I gotta agree with Sampson – DRIPing makes dollar-cost-averaging a no-brainer. Investing is not my job, so the easier it is for me the more likely I’ll do it.

Also, and I wish I could remember the study, I remember reading that fees were the biggest proportional drain on returns so using a DRIP means investing with fees (and even investing at a discount if you’re using a sponsored DRIP vs. a brokerage DRIP).

That said, not all my investments automatically re-invest. For most of the reasons you’ve described above.

I prefer allowing dividends to accumulate and then using them to make a new purchase. I combine new capital to the portfolio with dividends generated from the portfolio to continually find what I consider to be attractive investments and invest in them.

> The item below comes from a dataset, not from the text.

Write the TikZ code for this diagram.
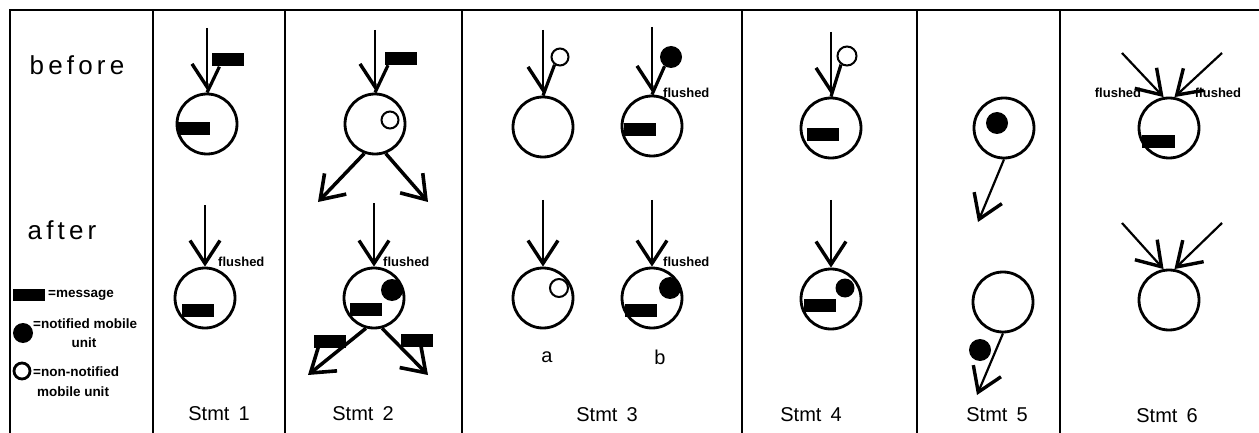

The set-it-and-forget-it approach of automatically reinvesting dividends is not a bad strategy in my opinion, because it automatically dollar-cost-averages for the investor, but I enjoy taking a more active approach.

I have inherited a rather large sum and would like to invest in an income fund and take the dividends in cash to help pay down debt and make life a little easier. Do you have any funds you would recommend?

Hi Mike,
Yes, I am going to use it to pay off my debt, but would like to put the balance in a good income producing fund. I’ve looked at Vanguard Weslley and Wellington funds and also Franklin Income Fund. Do you have any opinion of these? I want to do the best I can with the gift my Dad left me.

Hi Mike,

I have no experience in stocks, shares etc…. but after reading the prospectus I’m interested in DRIP for Procter & Gamble, do you think reinvesting the dividends is better than cash dividends. Please advise.